* THE EXERCISE *
Copy out each line exactly as it appears.

* RAW DATA *
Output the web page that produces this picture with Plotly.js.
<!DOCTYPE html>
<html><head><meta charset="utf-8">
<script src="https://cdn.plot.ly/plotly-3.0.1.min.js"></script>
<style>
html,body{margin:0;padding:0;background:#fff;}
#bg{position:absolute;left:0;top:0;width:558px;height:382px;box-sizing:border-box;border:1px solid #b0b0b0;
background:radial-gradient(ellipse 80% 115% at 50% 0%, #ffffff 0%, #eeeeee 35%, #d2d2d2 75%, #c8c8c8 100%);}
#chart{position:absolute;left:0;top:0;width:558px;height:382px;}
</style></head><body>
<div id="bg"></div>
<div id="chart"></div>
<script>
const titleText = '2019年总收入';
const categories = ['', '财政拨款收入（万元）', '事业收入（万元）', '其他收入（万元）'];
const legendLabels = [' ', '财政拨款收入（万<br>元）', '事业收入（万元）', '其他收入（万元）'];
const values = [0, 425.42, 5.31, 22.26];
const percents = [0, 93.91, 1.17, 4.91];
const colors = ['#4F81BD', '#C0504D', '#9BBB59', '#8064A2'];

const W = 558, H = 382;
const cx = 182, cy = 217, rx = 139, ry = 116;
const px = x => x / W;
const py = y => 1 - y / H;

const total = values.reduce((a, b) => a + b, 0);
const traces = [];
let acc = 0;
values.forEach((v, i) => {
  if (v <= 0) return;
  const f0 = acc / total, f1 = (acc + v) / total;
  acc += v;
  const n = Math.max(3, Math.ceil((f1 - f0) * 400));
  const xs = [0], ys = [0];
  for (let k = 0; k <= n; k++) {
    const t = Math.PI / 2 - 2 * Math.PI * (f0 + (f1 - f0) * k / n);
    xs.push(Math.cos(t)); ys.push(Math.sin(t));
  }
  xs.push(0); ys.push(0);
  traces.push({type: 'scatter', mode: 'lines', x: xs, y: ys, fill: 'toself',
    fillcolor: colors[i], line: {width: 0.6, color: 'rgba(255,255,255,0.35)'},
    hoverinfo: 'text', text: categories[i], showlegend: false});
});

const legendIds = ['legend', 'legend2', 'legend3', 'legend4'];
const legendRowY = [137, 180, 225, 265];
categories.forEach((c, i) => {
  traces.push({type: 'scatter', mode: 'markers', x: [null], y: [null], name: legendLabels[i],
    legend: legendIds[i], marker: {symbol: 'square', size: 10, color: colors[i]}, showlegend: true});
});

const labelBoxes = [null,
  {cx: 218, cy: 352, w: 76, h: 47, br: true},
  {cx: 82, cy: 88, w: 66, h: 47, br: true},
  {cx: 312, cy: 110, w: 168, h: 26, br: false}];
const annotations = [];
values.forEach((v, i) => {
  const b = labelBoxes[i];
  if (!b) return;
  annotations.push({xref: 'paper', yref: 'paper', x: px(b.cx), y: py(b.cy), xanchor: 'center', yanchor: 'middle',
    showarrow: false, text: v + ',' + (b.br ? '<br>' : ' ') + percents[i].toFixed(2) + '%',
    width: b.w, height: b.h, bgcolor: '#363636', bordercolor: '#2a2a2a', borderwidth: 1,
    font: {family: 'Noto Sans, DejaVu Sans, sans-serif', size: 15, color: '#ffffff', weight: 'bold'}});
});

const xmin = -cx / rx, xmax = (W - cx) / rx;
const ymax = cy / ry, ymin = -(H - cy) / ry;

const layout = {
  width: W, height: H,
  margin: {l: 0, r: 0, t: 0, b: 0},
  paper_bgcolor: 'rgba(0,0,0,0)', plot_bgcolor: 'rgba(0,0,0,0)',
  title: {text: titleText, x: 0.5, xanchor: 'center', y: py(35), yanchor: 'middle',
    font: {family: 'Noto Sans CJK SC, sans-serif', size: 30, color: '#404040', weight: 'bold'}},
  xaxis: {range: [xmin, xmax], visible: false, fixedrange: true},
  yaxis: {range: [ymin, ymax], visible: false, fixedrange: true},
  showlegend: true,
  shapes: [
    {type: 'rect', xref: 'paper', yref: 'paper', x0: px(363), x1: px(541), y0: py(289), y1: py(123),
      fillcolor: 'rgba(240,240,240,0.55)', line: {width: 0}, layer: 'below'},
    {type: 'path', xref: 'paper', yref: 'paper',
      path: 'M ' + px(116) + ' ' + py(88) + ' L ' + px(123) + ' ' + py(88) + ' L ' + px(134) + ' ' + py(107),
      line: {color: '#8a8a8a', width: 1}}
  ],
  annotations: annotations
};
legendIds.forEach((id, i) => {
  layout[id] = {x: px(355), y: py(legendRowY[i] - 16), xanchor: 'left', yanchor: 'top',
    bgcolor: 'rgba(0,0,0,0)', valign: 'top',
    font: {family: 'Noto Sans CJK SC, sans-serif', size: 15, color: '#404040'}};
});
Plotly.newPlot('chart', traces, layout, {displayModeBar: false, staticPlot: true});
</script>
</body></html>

* WRITTEN SOLUTION *
Output the web page that produces this picture with Plotly.js.
<!DOCTYPE html>
<html><head><meta charset="utf-8">
<script src="https://cdn.plot.ly/plotly-3.0.1.min.js"></script>
<style>
html,body{margin:0;padding:0;background:#fff;}
#bg{position:absolute;left:0;top:0;width:558px;height:382px;box-sizing:border-box;border:1px solid #b0b0b0;
background:radial-gradient(ellipse 80% 115% at 50% 0%, #ffffff 0%, #eeeeee 35%, #d2d2d2 75%, #c8c8c8 100%);}
#chart{position:absolute;left:0;top:0;width:558px;height:382px;}
</style></head><body>
<div id="bg"></div>
<div id="chart"></div>
<script>
const titleText = '2019年总收入';
const categories = ['', '财政拨款收入（万元）', '事业收入（万元）', '其他收入（万元）'];
const legendLabels = [' ', '财政拨款收入（万<br>元）', '事业收入（万元）', '其他收入（万元）'];
const values = [0, 425.42, 5.31, 22.26];
const percents = [0, 93.91, 1.17, 4.91];
const colors = ['#4F81BD', '#C0504D', '#9BBB59', '#8064A2'];

const W = 558, H = 382;
const cx = 182, cy = 217, rx = 139, ry = 116;
const px = x => x / W;
const py = y => 1 - y / H;

const total = values.reduce((a, b) => a + b, 0);
const traces = [];
let acc = 0;
values.forEach((v, i) => {
  if (v <= 0) return;
  const f0 = acc / total, f1 = (acc + v) / total;
  acc += v;
  const n = Math.max(3, Math.ceil((f1 - f0) * 400));
  const xs = [0], ys = [0];
  for (let k = 0; k <= n; k++) {
    const t = Math.PI / 2 - 2 * Math.PI * (f0 + (f1 - f0) * k / n);
    xs.push(Math.cos(t)); ys.push(Math.sin(t));
  }
  xs.push(0); ys.push(0);
  traces.push({type: 'scatter', mode: 'lines', x: xs, y: ys, fill: 'toself',
    fillcolor: colors[i], line: {width: 0.6, color: 'rgba(255,255,255,0.35)'},
    hoverinfo: 'text', text: categories[i], showlegend: false});
});

const legendIds = ['legend', 'legend2', 'legend3', 'legend4'];
const legendRowY = [137, 180, 225, 265];
categories.forEach((c, i) => {
  traces.push({type: 'scatter', mode: 'markers', x: [null], y: [null], name: legendLabels[i],
    legend: legendIds[i], marker: {symbol: 'square', size: 10, color: colors[i]}, showlegend: true});
});

const labelBoxes = [null,
  {cx: 218, cy: 352, w: 76, h: 47, br: true},
  {cx: 82, cy: 88, w: 66, h: 47, br: true},
  {cx: 312, cy: 110, w: 168, h: 26, br: false}];
const annotations = [];
values.forEach((v, i) => {
  const b = labelBoxes[i];
  if (!b) return;
  annotations.push({xref: 'paper', yref: 'paper', x: px(b.cx), y: py(b.cy), xanchor: 'center', yanchor: 'middle',
    showarrow: false, text: v + ',' + (b.br ? '<br>' : ' ') + percents[i].toFixed(2) + '%',
    width: b.w, height: b.h, bgcolor: '#363636', bordercolor: '#2a2a2a', borderwidth: 1,
    font: {family: 'Noto Sans, DejaVu Sans, sans-serif', size: 15, color: '#ffffff', weight: 'bold'}});
});

const xmin = -cx / rx, xmax = (W - cx) / rx;
const ymax = cy / ry, ymin = -(H - cy) / ry;

const layout = {
  width: W, height: H,
  margin: {l: 0, r: 0, t: 0, b: 0},
  paper_bgcolor: 'rgba(0,0,0,0)', plot_bgcolor: 'rgba(0,0,0,0)',
  title: {text: titleText, x: 0.5, xanchor: 'center', y: py(35), yanchor: 'middle',
    font: {family: 'Noto Sans CJK SC, sans-serif', size: 30, color: '#404040', weight: 'bold'}},
  xaxis: {range: [xmin, xmax], visible: false, fixedrange: true},
  yaxis: {range: [ymin, ymax], visible: false, fixedrange: true},
  showlegend: true,
  shapes: [
    {type: 'rect', xref: 'paper', yref: 'paper', x0: px(363), x1: px(541), y0: py(289), y1: py(123),
      fillcolor: 'rgba(240,240,240,0.55)', line: {width: 0}, layer: 'below'},
    {type: 'path', xref: 'paper', yref: 'paper',
      path: 'M ' + px(116) + ' ' + py(88) + ' L ' + px(123) + ' ' + py(88) + ' L ' + px(134) + ' ' + py(107),
      line: {color: '#8a8a8a', width: 1}}
  ],
  annotations: annotations
};
legendIds.forEach((id, i) => {
  layout[id] = {x: px(355), y: py(legendRowY[i] - 16), xanchor: 'left', yanchor: 'top',
    bgcolor: 'rgba(0,0,0,0)', valign: 'top',
    font: {family: 'Noto Sans CJK SC, sans-serif', size: 15, color: '#404040'}};
});
Plotly.newPlot('chart', traces, layout, {displayModeBar: false, staticPlot: true});
</script>
</body></html>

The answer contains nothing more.